Are you wondering what an MT does? Basically, whenever a person has an encounter with a physician, he or she will dictate a note about your visit into a handheld recorder. MTs listen to that recording and transcribe it so that it can be placed in the patient's medical chart. MTs type notes on basic doctor visits, specialist visits, consultations, letters to other physicians, emergency room notes, surgical procedures, etc. Sounds easy right? All you have to do is listen to what the doctor says and type it? Well, it's not easy! Please don't think this is a get-rich-quick kind of job, because it isn't. It takes a lot of time to develop the skills necessary to be a good MT. You have to be very familiar with medical language, have a good handle on spelling and grammar, top-notch research skills, excellent typing skills and, most importantly, you have to enjoy being on the computer for hours and hours every day. If this doesn't sound like fun to you, then this probably isn't the right job for you. But, if you're intrigued, keep reading!

I took Career Step's course from March through June of 2008. It takes most people 12-18 months to finish the course, but it can be done in four months if you have at least 40 hours a week to work on it. I was a bit desperate to start making some money, so I put as much time as I possibly could into my studies. I graduated with High Honors on June 4, 2008. The very next week, I received four job offers. When you are looking for a job as an MT, you have to take employment tests. The employers give you actual dictation to transcribe and see how you do with it. It's very time consuming and sometimes frustrating, but if you do well on the test and they have an opening, they will offer you a job. I work as an independent contractor, but there are employee positions available also. The main differences between the two are flexibility and benefits. As an independent contractor, your company can't tell you when to work as long as your work is back by the time it's due, but you will not be offered benefits, and you have to pay self-employment taxes. Employees usually have to work a set shift, but they are also offered benefits like health insurance, 401K plans, etc., and the employer takes care of withholding your taxes from your paycheck.

MTs are almost always paid on a production basis. The more you type, the more you make! I started out making about $10/hour, which is pretty good for a brand new MT. Most people struggle for a few months just to make minimum wage. There is a lot of luck involved in how much you can make when you're first starting out. On my first account, I had a small group of seven doctors to transcribe for who all worked in the same specialty and were all fairly easy to understand. If you start out on a hospital account in a large city, you could be transcribing for several hundred doctors, many of whom are still learning English, so it can be very difficult to make a decent living. However, there are plenty of transcription companies who specialize in clinic accounts (doctor's offices), and those companies will typically have much easier accounts. I now average over $25/hour. If I was able to transcribe for my favorite doctors only, I could make $35/hour, but that's not how it works. I now work on a small hospital account, and there are about 30 doctors who I transcribe for. I never know who will be in my workload that day. Some days, I make $150 and some days, I make $50. I usually work anywhere from 4-7 hours a day. My first year, I made $17,500, but I was struggling with a company who had too many MTs for the amount of work that was available. I now work for a company that is able to supply me with plenty of work, so that has really helped my bank balance!
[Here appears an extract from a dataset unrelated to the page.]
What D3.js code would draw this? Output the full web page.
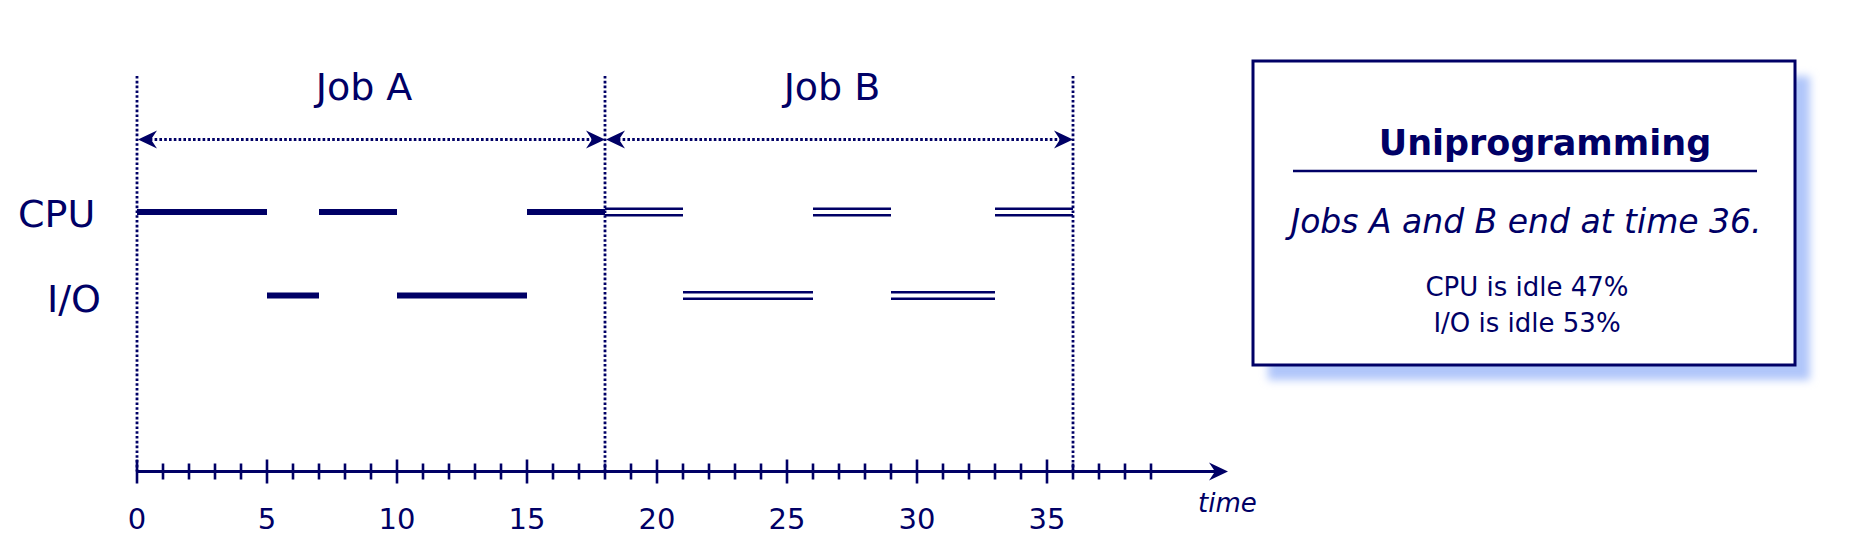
<!DOCTYPE html>
<html>
<head>
<meta charset="utf-8">
<script src="https://cdn.jsdelivr.net/npm/d3@7"></script>
<style>
  body { margin: 0; background: #fff; }
  svg { display: block; font-family: "DejaVu Sans", sans-serif; }
</style>
</head>
<body>
<svg id="chart" width="1854" height="538"></svg>
<script>

// time spans (start, end) per resource
var rows = ["CPU", "I/O"];
var cpuA = [[0, 5], [7, 10], [15, 18]];
var ioA = [[5, 7], [10, 15]];
var cpuB = [[18, 21], [26, 29], [33, 36]];
var ioB = [[21, 26], [29, 33]];

var jobs = ["Job A", "Job B"];
var jobStart = [0, 18];
var jobEnd = [18, 36];

var minorTicks = d3.range(0, 40);
var majorTicks = [0, 5, 10, 15, 20, 25, 30, 35];

var boxTitle = "Uniprogramming";
var boxLines = ["Jobs A and B end at time 36.", "CPU is idle 47%", "I/O is idle 53%"];

var navy = "#000066";

var svg = d3.select("svg#chart");

var x = d3.scaleLinear().domain([0, 36]).range([137, 1073]);
var y = d3.scalePoint().domain(rows).range([212, 295.5]);
var axisY = 471.5;

// arrow head shape, tip at 0,0 pointing right
var head = "M0,0 L-19,-9 L-13,0 L-19,9 Z";

// vertical dotted job boundaries
var bounds = [0, 18, 36];
svg.selectAll(".bound")
  .data(bounds)
  .enter().append("line")
  .attr("class", "bound")
  .attr("x1", function(d) { return x(d); })
  .attr("x2", function(d) { return x(d); })
  .attr("y1", 76)
  .attr("y2", axisY)
  .attr("stroke", navy)
  .attr("stroke-width", 2.8)
  .attr("stroke-dasharray", "2.6,2.2");

// job span arrows
var arrowY = 139.5;
jobs.forEach(function(name, i) {
  var x0 = x(jobStart[i]), x1 = x(jobEnd[i]);

  svg.append("line")
    .attr("x1", x0 + 8)
    .attr("x2", x1 - 8)
    .attr("y1", arrowY)
    .attr("y2", arrowY)
    .attr("stroke", navy)
    .attr("stroke-width", 2.8)
    .attr("stroke-dasharray", "2.6,2.2");

  svg.append("path")
    .attr("d", head)
    .attr("fill", navy)
    .attr("transform", "translate(" + x1 + "," + arrowY + ")");

  svg.append("path")
    .attr("d", head)
    .attr("fill", navy)
    .attr("transform", "translate(" + (x0 + 1) + "," + arrowY + ") rotate(180)");

  svg.append("text")
    .attr("x", (x0 + x1) / 2 - 7)
    .attr("y", 100)
    .attr("text-anchor", "middle")
    .attr("font-size", 38)
    .attr("fill", navy)
    .text(name);
});

// row labels
svg.append("text")
  .attr("x", 18).attr("y", y("CPU") + 15)
  .attr("font-size", 38).attr("fill", navy)
  .text("CPU");
svg.append("text")
  .attr("x", 47).attr("y", y("I/O") + 16)
  .attr("font-size", 38).attr("fill", navy)
  .text("I/O");

// job A: solid bars
var solid = function(data, row) {
  svg.selectAll(null)
    .data(data)
    .enter().append("line")
    .attr("x1", function(d) { return x(d[0]); })
    .attr("x2", function(d) { return x(d[1]); })
    .attr("y1", y(row))
    .attr("y2", y(row))
    .attr("stroke", navy)
    .attr("stroke-width", 6);
};

// job B: double lines
var hollow = function(data, row) {
  [-3.3, 3.3].forEach(function(off) {
    svg.selectAll(null)
      .data(data)
      .enter().append("line")
      .attr("x1", function(d) { return x(d[0]); })
      .attr("x2", function(d) { return x(d[1]); })
      .attr("y1", y(row) + off)
      .attr("y2", y(row) + off)
      .attr("stroke", navy)
      .attr("stroke-width", 2.4);
  });
};

solid(cpuA, "CPU");
solid(ioA, "I/O");
hollow(cpuB, "CPU");
hollow(ioB, "I/O");

// time axis
var axisEnd = 1228;
svg.append("line")
  .attr("x1", x(0)).attr("x2", axisEnd - 12)
  .attr("y1", axisY).attr("y2", axisY)
  .attr("stroke", navy).attr("stroke-width", 3);

svg.append("path")
  .attr("d", head)
  .attr("fill", navy)
  .attr("transform", "translate(" + axisEnd + "," + axisY + ")");

svg.selectAll(".tick")
  .data(minorTicks)
  .enter().append("line")
  .attr("class", "tick")
  .attr("x1", function(d) { return x(d); })
  .attr("x2", function(d) { return x(d); })
  .attr("y1", function(d) { return axisY - (d % 5 == 0 ? 12 : 8); })
  .attr("y2", function(d) { return axisY + (d % 5 == 0 ? 12 : 8); })
  .attr("stroke", navy)
  .attr("stroke-width", 2.6);

svg.selectAll(".tlabel")
  .data(majorTicks)
  .enter().append("text")
  .attr("class", "tlabel")
  .attr("x", function(d) { return x(d); })
  .attr("y", 529)
  .attr("text-anchor", "middle")
  .attr("font-size", 29)
  .attr("fill", navy)
  .text(function(d) { return d; });

svg.append("text")
  .attr("x", 1198).attr("y", 512)
  .attr("font-size", 26)
  .attr("font-style", "italic")
  .attr("fill", navy)
  .text("time");

// summary box with soft blue shadow
var defs = svg.append("defs");
defs.append("filter")
  .attr("id", "blur")
  .attr("x", "-10%").attr("y", "-10%")
  .attr("width", "120%").attr("height", "120%")
  .append("feGaussianBlur")
  .attr("stdDeviation", 4);

var bx = 1253, by = 61, bw = 542, bh = 304;

svg.append("rect")
  .attr("x", bx + 15).attr("y", by + 15)
  .attr("width", bw).attr("height", bh)
  .attr("fill", "#b0c6fa")
  .attr("filter", "url(#blur)");

svg.append("rect")
  .attr("x", bx).attr("y", by)
  .attr("width", bw).attr("height", bh)
  .attr("fill", "#fff")
  .attr("stroke", navy)
  .attr("stroke-width", 3);

svg.append("text")
  .attr("x", 1545).attr("y", 155)
  .attr("text-anchor", "middle")
  .attr("font-size", 35)
  .attr("font-weight", "bold")
  .attr("fill", navy)
  .text(boxTitle);

svg.append("line")
  .attr("x1", 1293).attr("x2", 1757)
  .attr("y1", 171).attr("y2", 171)
  .attr("stroke", navy).attr("stroke-width", 2.5);

svg.append("text")
  .attr("x", 1526).attr("y", 233)
  .attr("text-anchor", "middle")
  .attr("font-size", 33)
  .attr("font-style", "italic")
  .attr("fill", navy)
  .text(boxLines[0]);

svg.selectAll(".stat")
  .data(boxLines.slice(1))
  .enter().append("text")
  .attr("class", "stat")
  .attr("x", 1527)
  .attr("y", function(d, i) { return 296 + i * 35.5; })
  .attr("text-anchor", "middle")
  .attr("font-size", 26)
  .attr("fill", navy)
  .text(function(d) { return d; });

</script>
</body>
</html>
I really love my job, even though I have days where I want to throw my computer through the window! The patients never see me and most of them aren't even aware of my existence, but I am still able to help them receive the best care possible. When patients' medical records are clear and error-free, physicians are better able to treat them. This isn't a glamorous job (most days, I work in my pajamas!), but it makes me feel good to be helping someone else and supporting my family at the same time.